= Johnder Basran =

Johnder Basran (July 13, 1930 – December 29, 2013) was the first Indo-Canadian elected to mayoral office in Canada, in the town of Lillooet in the Fraser Canyon region of the Interior of British Columbia, Canada. Described in the local newspaper's obituary as one of the town's biggest boosters and greatest ambassadors, he also served as chairman of the local school board.

==Early life and career==
Basran was born in Kelowna on 13 July 1930, the third child of Bhagat Singh and Udham Kaur Basran. He grew up on an orchard and cattle ranch operation in Rutland, now part of the City of Kelowna. A Costco store now stands where the family home was. Basran attended school in Kelowna and Rutland.

Basran and his wife Mary were the first to marry at the Abbotsford Sikh Temple in non-traditional western wedding attire. He operated a Chevron station on Highway 33 (which leads up to the Big White Ski Resort and then on south to Rock Creek in the Boundary Country) and from that start expanded into heavy equipment work around the Okanagan and also in the Kootenay region.

Basran moved to Lillooet in 1959 with his family and established Lillooet Timber with his father-in-law. For many years, his gas station and garage business, Basran Sales and Service, was a fixture on Lillooet's Main Street and later became also the local Nissan dealership. Basran also started Sanbar Contracting, an asphalt and road building company.

==Political career==
Basran was elected to Village Council (Lillooet was then a village municipality, today it is incorporated as a district municipality) and eventually ran for mayor, winning and serving three terms, later becoming school district chairman, the only person in Lillooet's history to serve the community in both positions.

In addition to his elected positions, Basran was a member of the Recreation Commission, the Economic Development Commission and the Chamber of Commerce. He also represented Lillooet for many years on the South Central Health Unit Board, the Squamish-Lillooet Regional District Board, the Okanagan Mainline Municipal Association and Yale District Credit Union Board and, from the 1900s onwards after health care services were regionalized, he represented the community on the Thompson Regional Health Board.

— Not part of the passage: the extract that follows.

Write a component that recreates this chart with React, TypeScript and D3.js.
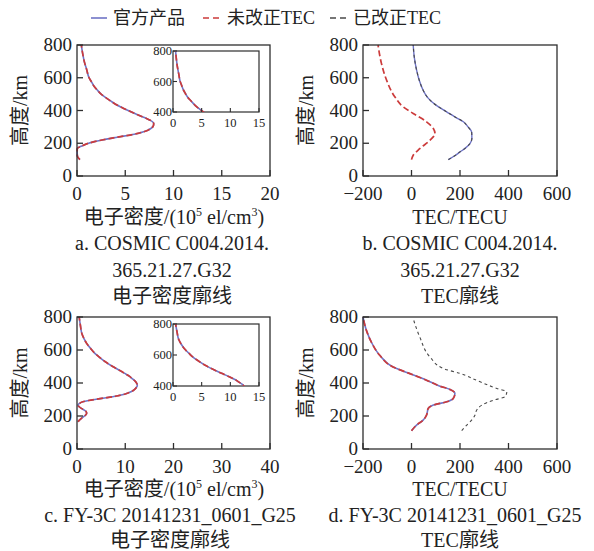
import React from 'react';
import * as d3 from 'd3';

const FONT = '"Liberation Serif", "Times New Roman", "Noto Sans CJK SC", serif';
const BLUE = '#6f74c6';
const RED = '#cc3b3b';
const BLACK = '#4a4a4a';
const FRAME = '#2e2e2e';

// legend
const seriesNames = ['官方产品', '未改正TEC', '已改正TEC'];

// a. COSMIC electron density (all three series coincide)
const altA = [100, 120, 140, 160, 170, 180, 190, 200, 210, 220, 230, 240, 250, 260, 270, 280, 290, 300, 310, 320, 330, 340, 350, 360, 380, 400, 420, 440, 460, 480, 500, 525, 550, 575, 600, 650, 700, 750, 800];
const densA = [0.3, 0.05, 0.02, 0.02, 0.05, 0.35, 0.75, 1.2, 1.8, 2.6, 3.5, 4.5, 5.5, 6.3, 6.9, 7.35, 7.65, 7.85, 7.93, 7.95, 7.85, 7.6, 7.25, 6.85, 6.05, 5.3, 4.6, 3.95, 3.45, 2.95, 2.5, 2.1, 1.75, 1.5, 1.25, 1.0, 0.75, 0.58, 0.45];

// b. COSMIC TEC
const altBOfficial = [100, 106, 125, 147, 170, 198, 230, 269, 300, 331, 360, 392, 410, 430, 450, 480, 524, 580, 647, 720, 800];
const tecBOfficial = [152, 159, 180, 200, 222, 241, 249, 248, 233, 214, 180, 145, 125, 104, 86, 66, 48, 33, 21, 12, 7];
const altBUncorr = [100, 127, 167, 218, 259, 290, 331, 382, 422, 484, 586, 688, 800];
const tecBUncorr = [0, 7, 34, 76, 97, 90, 62, 7, -34, -69, -103, -124, -138];

// c. FY-3C electron density
const altC = [165, 175, 185, 195, 206, 216, 226, 236, 246, 256, 266, 276, 286, 294, 302, 311, 321, 333, 347, 360, 373, 385, 397, 410, 425, 440, 458, 480, 500, 530, 555, 580, 610, 640, 666, 700, 750, 800];
const densC = [0.2, 0.5, 0.9, 1.3, 1.8, 2.0, 1.9, 1.5, 0.9, 0.45, 0.2, 0.5, 1.2, 2.4, 4.0, 6.1, 8.2, 10.0, 11.2, 11.9, 12.3, 12.5, 12.4, 12.1, 11.5, 10.9, 9.9, 8.6, 7.4, 5.8, 4.7, 3.7, 2.8, 2.0, 1.5, 1.0, 0.7, 0.45];

// d. FY-3C TEC
const altDOfficial = [111, 145, 175, 206, 246, 266, 286, 306, 337, 361, 381, 417, 457, 497, 568, 649, 719, 800];
const tecDOfficial = [0, 21, 48, 62, 69, 90, 145, 172, 179, 159, 117, 62, -7, -76, -131, -166, -186, -200];
const altDCorr = [111, 145, 175, 206, 236, 266, 296, 317, 347, 367, 407, 458, 488, 558, 679, 790];
const tecDCorr = [207, 228, 248, 262, 269, 290, 338, 386, 393, 352, 283, 200, 131, 76, 34, 7];

// ticks
const altTicks = [0, 200, 400, 600, 800];
const densTicksA = [0, 5, 10, 15, 20];
const densTicksC = [0, 10, 20, 30, 40];
const tecTicks = [-200, 0, 200, 400, 600];
const insetXTicks = [0, 5, 10, 15];
const insetYTicks = [400, 600, 800];

type Series = { xs: number[]; ys: number[]; color: string; dash?: string; width: number };

const fmt = (v: number) => (v < 0 ? '\u2212' + Math.abs(v) : String(v));

const zip = (xs: number[], ys: number[]) => xs.map((x, i) => [x, ys[i]] as [number, number]);

const Curves = ({ series, sx, sy, clip }: { series: Series[]; sx: any; sy: any; clip?: string }) => {
  const line = d3
    .line<[number, number]>()
    .x((d) => sx(d[0]))
    .y((d) => sy(d[1]))
    .curve(d3.curveMonotoneY);
  return (
    <g clipPath={clip ? `url(#${clip})` : undefined}>
      {series.map((s, i) => (
        <path key={i} d={line(zip(s.xs, s.ys)) || ''} fill="none" stroke={s.color} strokeWidth={s.width} strokeDasharray={s.dash} />
      ))}
    </g>
  );
};

const Panel = ({ id, left, right, top, bottom, xDomain, xTicks, series, inset }: any) => {
  const sx = d3.scaleLinear().domain(xDomain).range([left, right]);
  const sy = d3.scaleLinear().domain([0, 800]).range([bottom, top]);
  const tick = 6;
  let insetEl = null;
  if (inset) {
    const ix = d3.scaleLinear().domain([0, 15]).range([inset.left, inset.right]);
    const iy = d3.scaleLinear().domain([400, 800]).range([inset.bottom, inset.top]);
    insetEl = (
      <g>
        <clipPath id={id + '-inset'}>
          <rect x={inset.left} y={inset.top} width={inset.right - inset.left} height={inset.bottom - inset.top} />
        </clipPath>
        <rect x={inset.left} y={inset.top} width={inset.right - inset.left} height={inset.bottom - inset.top} fill="#fff" stroke={FRAME} strokeWidth={1.2} />
        <Curves series={series} sx={ix} sy={iy} clip={id + '-inset'} />
        {insetXTicks.map((t) => (
          <g key={'ix' + t}>
            <line x1={ix(t)} x2={ix(t)} y1={inset.bottom} y2={inset.bottom - 4} stroke={FRAME} strokeWidth={1.1} />
            <text x={ix(t)} y={inset.bottom + 15} textAnchor="middle" fontSize={12.5}>{t}</text>
          </g>
        ))}
        {insetYTicks.map((t) => (
          <g key={'iy' + t}>
            <line x1={inset.left} x2={inset.left + 4} y1={iy(t)} y2={iy(t)} stroke={FRAME} strokeWidth={1.1} />
            <text x={inset.left - 1} y={iy(t) + 4} textAnchor="end" fontSize={12.5}>{t}</text>
          </g>
        ))}
      </g>
    );
  }
  return (
    <g>
      <Curves series={series} sx={sx} sy={sy} />
      {insetEl}
      <rect x={left} y={top} width={right - left} height={bottom - top} fill="none" stroke={FRAME} strokeWidth={1.3} />
      {xTicks.map((t: number) => (
        <g key={'x' + t}>
          <line x1={sx(t)} x2={sx(t)} y1={bottom} y2={bottom - tick} stroke={FRAME} strokeWidth={1.3} />
          <text x={sx(t)} y={bottom + 24} textAnchor="middle" fontSize={19}>{fmt(t)}</text>
        </g>
      ))}
      {altTicks.map((t) => (
        <g key={'y' + t}>
          <line x1={left} x2={left + tick} y1={sy(t)} y2={sy(t)} stroke={FRAME} strokeWidth={1.3} />
          <text x={left - 5} y={sy(t) + 6} textAnchor="end" fontSize={19}>{t}</text>
        </g>
      ))}
      <text transform={`translate(${left - 50},${(top + bottom) / 2}) rotate(-90)`} textAnchor="middle" fontSize={20}>高度/km</text>
    </g>
  );
};

const DensTitle = ({ x, y }: { x: number; y: number }) => (
  <text x={x} y={y} textAnchor="middle" fontSize={20}>
    电子密度/(10<tspan fontSize={12} dy={-8}>5</tspan>
    <tspan dy={8}> el/cm</tspan>
    <tspan fontSize={12} dy={-8}>3</tspan>
    <tspan dy={8}>)</tspan>
  </text>
);

export default function App() {
  const densSeries = (xs: number[], ys: number[]): Series[] => [
    { xs, ys, color: BLUE, width: 1.6 },
    { xs, ys, color: RED, dash: '6,3', width: 1.7 },
  ];
  return (
    <svg width={594} height={551} style={{ display: 'block', position: 'absolute', left: 0, top: 0 }} fontFamily={FONT} fill="#222">
      <rect width={594} height={551} fill="#fff" />
      {/* legend */}
      <g fontSize={18}>
        <line x1={91} x2={107} y1={18} y2={18} stroke={BLUE} strokeWidth={1.6} />
        <text x={113} y={24}>{seriesNames[0]}</text>
        <line x1={203} x2={219} y1={18} y2={18} stroke={RED} strokeWidth={1.6} strokeDasharray="6,4" />
        <text x={227} y={24}>{seriesNames[1]}</text>
        <line x1={330} x2={346} y1={18} y2={18} stroke={BLACK} strokeWidth={1.6} strokeDasharray="6,4" />
        <text x={353} y={24}>{seriesNames[2]}</text>
      </g>

      <Panel id="a" left={77} right={270} top={45} bottom={176} xDomain={[0, 20]} xTicks={densTicksA}
        series={densSeries(densA, altA)}
        inset={{ left: 173, right: 259, top: 51, bottom: 112 }} />
      <Panel id="b" left={363} right={557} top={45} bottom={176} xDomain={[-200, 600]} xTicks={tecTicks}
        series={[
          { xs: tecBUncorr, ys: altBUncorr, color: RED, dash: '6,3', width: 1.7 },
          { xs: tecBOfficial, ys: altBOfficial, color: BLUE, width: 1.4 },
          { xs: tecBOfficial, ys: altBOfficial, color: BLACK, dash: '3,3', width: 1.1 },
        ]} />
      <Panel id="c" left={77} right={270} top={317} bottom={449} xDomain={[0, 40]} xTicks={densTicksC}
        series={densSeries(densC, altC)}
        inset={{ left: 173, right: 259, top: 324, bottom: 386 }} />
      <Panel id="d" left={363} right={557} top={317} bottom={449} xDomain={[-200, 600]} xTicks={tecTicks}
        series={[
          { xs: tecDCorr, ys: altDCorr, color: BLACK, dash: '3,3', width: 1.1 },
          { xs: tecDOfficial, ys: altDOfficial, color: BLUE, width: 1.6 },
          { xs: tecDOfficial, ys: altDOfficial, color: RED, dash: '6,3', width: 1.7 },
        ]} />

      {/* captions */}
      <g fontSize={20} textAnchor="middle">
        <DensTitle x={174} y={224} />
        <text x={460} y={224}>TEC/TECU</text>
        <text x={172} y={250}>a. COSMIC C004.2014.</text>
        <text x={172} y={277}>365.21.27.G32</text>
        <text x={172} y={303}>电子密度廓线</text>
        <text x={460} y={250}>b. COSMIC C004.2014.</text>
        <text x={460} y={277}>365.21.27.G32</text>
        <text x={460} y={303}>TEC廓线</text>

        <DensTitle x={174} y={496} />
        <text x={460} y={496}>TEC/TECU</text>
        <text x={170} y={522}>c. FY-3C 20141231_0601_G25</text>
        <text x={170} y={547}>电子密度廓线</text>
        <text x={455} y={522}>d. FY-3C 20141231_0601_G25</text>
        <text x={460} y={547}>TEC廓线</text>
      </g>
    </svg>
  );
}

He belonged to the Lillooet Elks Lodge #467, serving as Exalted Ruler and District Deputy.

Basran ran twice for the party's nomination in the now-defunct provincial Yale-Lillooet riding for the Social Credit Party of British Columbia but never won the seat; Lillooet is now represented by the Fraser-Nicola riding.

==Legacy==
Basran was the driving force in creating the Only in Lillooet Days festival, since renamed Begbie Days and then the Apricot Tsaqwem Festival (tsaqwem is the St'at'imcets name for a certain local berry, also spelled chokum in English adaptation). For the inauguration of the first incarnation of this community event in 1982, he dressed in an all-white suit and white cowboy hat (the outfit worn by the Boss Hogg character in the TV show The Dukes of Hazzard).

Basran died on 29 December 2013 in Kamloops. He was predeceased by his wife Mary, with whom he had two daughters, Linda and Sandra, and a son, Michael. He also had three grandsons.